#### Data lines
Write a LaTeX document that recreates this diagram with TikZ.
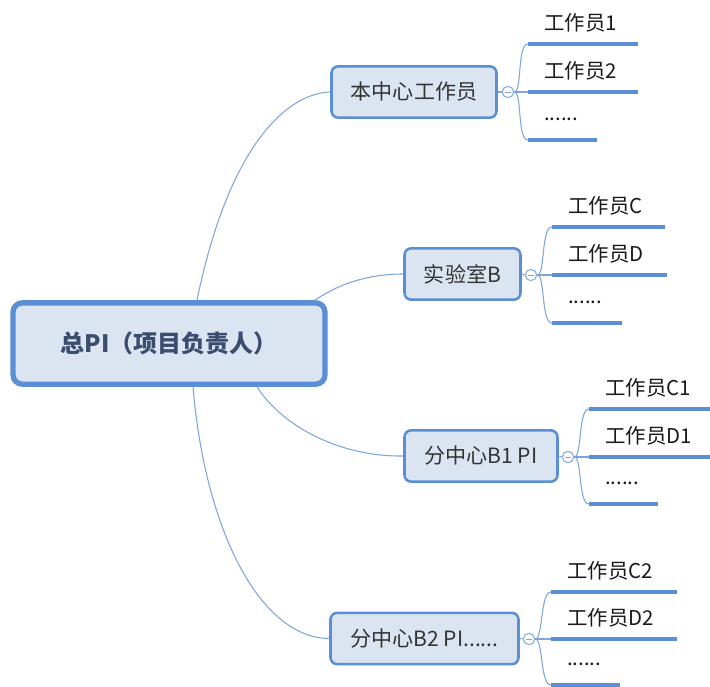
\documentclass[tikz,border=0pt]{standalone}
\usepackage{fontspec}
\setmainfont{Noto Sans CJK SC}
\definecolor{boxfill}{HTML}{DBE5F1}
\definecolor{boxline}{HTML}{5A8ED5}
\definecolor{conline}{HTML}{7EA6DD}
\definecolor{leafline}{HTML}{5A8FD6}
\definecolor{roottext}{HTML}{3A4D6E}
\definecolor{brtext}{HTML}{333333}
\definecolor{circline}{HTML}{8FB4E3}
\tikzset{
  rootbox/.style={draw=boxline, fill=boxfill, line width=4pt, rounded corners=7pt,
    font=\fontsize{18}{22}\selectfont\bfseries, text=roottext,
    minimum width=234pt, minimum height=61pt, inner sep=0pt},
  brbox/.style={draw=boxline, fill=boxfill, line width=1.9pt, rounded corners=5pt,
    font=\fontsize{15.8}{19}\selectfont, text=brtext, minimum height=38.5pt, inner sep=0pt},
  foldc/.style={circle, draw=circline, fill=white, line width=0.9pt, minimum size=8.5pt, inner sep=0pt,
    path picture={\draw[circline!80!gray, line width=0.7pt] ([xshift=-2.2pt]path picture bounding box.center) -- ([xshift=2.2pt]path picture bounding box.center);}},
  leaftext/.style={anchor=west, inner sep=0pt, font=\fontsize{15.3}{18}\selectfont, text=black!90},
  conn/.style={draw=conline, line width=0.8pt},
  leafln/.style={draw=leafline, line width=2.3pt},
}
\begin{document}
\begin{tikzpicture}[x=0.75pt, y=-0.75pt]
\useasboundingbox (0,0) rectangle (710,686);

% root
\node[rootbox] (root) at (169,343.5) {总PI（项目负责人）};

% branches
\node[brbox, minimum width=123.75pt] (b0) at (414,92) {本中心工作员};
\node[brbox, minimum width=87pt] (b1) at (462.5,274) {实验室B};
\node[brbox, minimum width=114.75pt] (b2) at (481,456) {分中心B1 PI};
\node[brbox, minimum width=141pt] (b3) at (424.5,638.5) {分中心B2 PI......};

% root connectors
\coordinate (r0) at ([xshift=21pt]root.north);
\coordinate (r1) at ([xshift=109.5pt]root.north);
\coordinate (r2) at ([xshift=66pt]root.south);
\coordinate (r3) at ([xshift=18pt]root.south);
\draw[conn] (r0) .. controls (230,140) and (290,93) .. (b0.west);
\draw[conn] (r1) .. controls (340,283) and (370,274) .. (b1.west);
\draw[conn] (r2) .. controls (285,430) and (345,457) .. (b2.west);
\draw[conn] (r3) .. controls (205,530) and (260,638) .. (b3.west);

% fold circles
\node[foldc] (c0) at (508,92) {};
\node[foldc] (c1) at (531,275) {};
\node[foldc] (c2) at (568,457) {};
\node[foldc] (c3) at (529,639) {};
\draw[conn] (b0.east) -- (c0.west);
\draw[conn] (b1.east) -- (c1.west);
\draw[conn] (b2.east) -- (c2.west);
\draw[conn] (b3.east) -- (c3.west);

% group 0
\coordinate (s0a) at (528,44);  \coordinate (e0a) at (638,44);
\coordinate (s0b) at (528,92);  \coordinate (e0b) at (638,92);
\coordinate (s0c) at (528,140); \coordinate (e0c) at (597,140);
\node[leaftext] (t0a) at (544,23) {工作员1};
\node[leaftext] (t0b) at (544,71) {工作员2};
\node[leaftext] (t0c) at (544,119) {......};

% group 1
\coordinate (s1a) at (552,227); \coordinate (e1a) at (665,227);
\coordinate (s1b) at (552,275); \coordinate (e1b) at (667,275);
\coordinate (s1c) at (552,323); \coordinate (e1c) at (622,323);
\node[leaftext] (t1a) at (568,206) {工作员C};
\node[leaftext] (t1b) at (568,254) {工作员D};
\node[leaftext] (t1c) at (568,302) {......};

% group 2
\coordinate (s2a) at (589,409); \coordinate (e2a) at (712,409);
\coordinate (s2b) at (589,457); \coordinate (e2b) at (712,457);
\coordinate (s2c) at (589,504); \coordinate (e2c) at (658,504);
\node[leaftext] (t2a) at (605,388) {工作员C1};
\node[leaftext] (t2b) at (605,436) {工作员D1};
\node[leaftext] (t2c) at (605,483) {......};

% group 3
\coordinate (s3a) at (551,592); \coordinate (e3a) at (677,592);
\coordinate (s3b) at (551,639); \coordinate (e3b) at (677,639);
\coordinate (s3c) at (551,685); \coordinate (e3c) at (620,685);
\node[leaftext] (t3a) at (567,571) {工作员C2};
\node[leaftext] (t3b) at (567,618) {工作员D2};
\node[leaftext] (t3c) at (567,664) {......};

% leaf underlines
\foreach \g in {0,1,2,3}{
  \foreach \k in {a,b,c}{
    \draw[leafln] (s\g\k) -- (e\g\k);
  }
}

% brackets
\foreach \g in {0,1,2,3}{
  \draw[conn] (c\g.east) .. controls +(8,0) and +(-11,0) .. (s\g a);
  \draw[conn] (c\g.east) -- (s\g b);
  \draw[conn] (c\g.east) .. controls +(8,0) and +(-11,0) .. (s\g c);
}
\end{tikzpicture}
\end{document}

#### What to work on
Omit the pictures and give the material again, exactly and in full.

#### Exercise output
Write a LaTeX document that recreates this diagram with TikZ.
\documentclass[tikz,border=0pt]{standalone}
\usepackage{fontspec}
\setmainfont{Noto Sans CJK SC}
\definecolor{boxfill}{HTML}{DBE5F1}
\definecolor{boxline}{HTML}{5A8ED5}
\definecolor{conline}{HTML}{7EA6DD}
\definecolor{leafline}{HTML}{5A8FD6}
\definecolor{roottext}{HTML}{3A4D6E}
\definecolor{brtext}{HTML}{333333}
\definecolor{circline}{HTML}{8FB4E3}
\tikzset{
  rootbox/.style={draw=boxline, fill=boxfill, line width=4pt, rounded corners=7pt,
    font=\fontsize{18}{22}\selectfont\bfseries, text=roottext,
    minimum width=234pt, minimum height=61pt, inner sep=0pt},
  brbox/.style={draw=boxline, fill=boxfill, line width=1.9pt, rounded corners=5pt,
    font=\fontsize{15.8}{19}\selectfont, text=brtext, minimum height=38.5pt, inner sep=0pt},
  foldc/.style={circle, draw=circline, fill=white, line width=0.9pt, minimum size=8.5pt, inner sep=0pt,
    path picture={\draw[circline!80!gray, line width=0.7pt] ([xshift=-2.2pt]path picture bounding box.center) -- ([xshift=2.2pt]path picture bounding box.center);}},
  leaftext/.style={anchor=west, inner sep=0pt, font=\fontsize{15.3}{18}\selectfont, text=black!90},
  conn/.style={draw=conline, line width=0.8pt},
  leafln/.style={draw=leafline, line width=2.3pt},
}
\begin{document}
\begin{tikzpicture}[x=0.75pt, y=-0.75pt]
\useasboundingbox (0,0) rectangle (710,686);

% root
\node[rootbox] (root) at (169,343.5) {总PI（项目负责人）};

% branches
\node[brbox, minimum width=123.75pt] (b0) at (414,92) {本中心工作员};
\node[brbox, minimum width=87pt] (b1) at (462.5,274) {实验室B};
\node[brbox, minimum width=114.75pt] (b2) at (481,456) {分中心B1 PI};
\node[brbox, minimum width=141pt] (b3) at (424.5,638.5) {分中心B2 PI......};

% root connectors
\coordinate (r0) at ([xshift=21pt]root.north);
\coordinate (r1) at ([xshift=109.5pt]root.north);
\coordinate (r2) at ([xshift=66pt]root.south);
\coordinate (r3) at ([xshift=18pt]root.south);
\draw[conn] (r0) .. controls (230,140) and (290,93) .. (b0.west);
\draw[conn] (r1) .. controls (340,283) and (370,274) .. (b1.west);
\draw[conn] (r2) .. controls (285,430) and (345,457) .. (b2.west);
\draw[conn] (r3) .. controls (205,530) and (260,638) .. (b3.west);

% fold circles
\node[foldc] (c0) at (508,92) {};
\node[foldc] (c1) at (531,275) {};
\node[foldc] (c2) at (568,457) {};
\node[foldc] (c3) at (529,639) {};
\draw[conn] (b0.east) -- (c0.west);
\draw[conn] (b1.east) -- (c1.west);
\draw[conn] (b2.east) -- (c2.west);
\draw[conn] (b3.east) -- (c3.west);

% group 0
\coordinate (s0a) at (528,44);  \coordinate (e0a) at (638,44);
\coordinate (s0b) at (528,92);  \coordinate (e0b) at (638,92);
\coordinate (s0c) at (528,140); \coordinate (e0c) at (597,140);
\node[leaftext] (t0a) at (544,23) {工作员1};
\node[leaftext] (t0b) at (544,71) {工作员2};
\node[leaftext] (t0c) at (544,119) {......};

% group 1
\coordinate (s1a) at (552,227); \coordinate (e1a) at (665,227);
\coordinate (s1b) at (552,275); \coordinate (e1b) at (667,275);
\coordinate (s1c) at (552,323); \coordinate (e1c) at (622,323);
\node[leaftext] (t1a) at (568,206) {工作员C};
\node[leaftext] (t1b) at (568,254) {工作员D};
\node[leaftext] (t1c) at (568,302) {......};

% group 2
\coordinate (s2a) at (589,409); \coordinate (e2a) at (712,409);
\coordinate (s2b) at (589,457); \coordinate (e2b) at (712,457);
\coordinate (s2c) at (589,504); \coordinate (e2c) at (658,504);
\node[leaftext] (t2a) at (605,388) {工作员C1};
\node[leaftext] (t2b) at (605,436) {工作员D1};
\node[leaftext] (t2c) at (605,483) {......};

% group 3
\coordinate (s3a) at (551,592); \coordinate (e3a) at (677,592);
\coordinate (s3b) at (551,639); \coordinate (e3b) at (677,639);
\coordinate (s3c) at (551,685); \coordinate (e3c) at (620,685);
\node[leaftext] (t3a) at (567,571) {工作员C2};
\node[leaftext] (t3b) at (567,618) {工作员D2};
\node[leaftext] (t3c) at (567,664) {......};

% leaf underlines
\foreach \g in {0,1,2,3}{
  \foreach \k in {a,b,c}{
    \draw[leafln] (s\g\k) -- (e\g\k);
  }
}

% brackets
\foreach \g in {0,1,2,3}{
  \draw[conn] (c\g.east) .. controls +(8,0) and +(-11,0) .. (s\g a);
  \draw[conn] (c\g.east) -- (s\g b);
  \draw[conn] (c\g.east) .. controls +(8,0) and +(-11,0) .. (s\g c);
}
\end{tikzpicture}
\end{document}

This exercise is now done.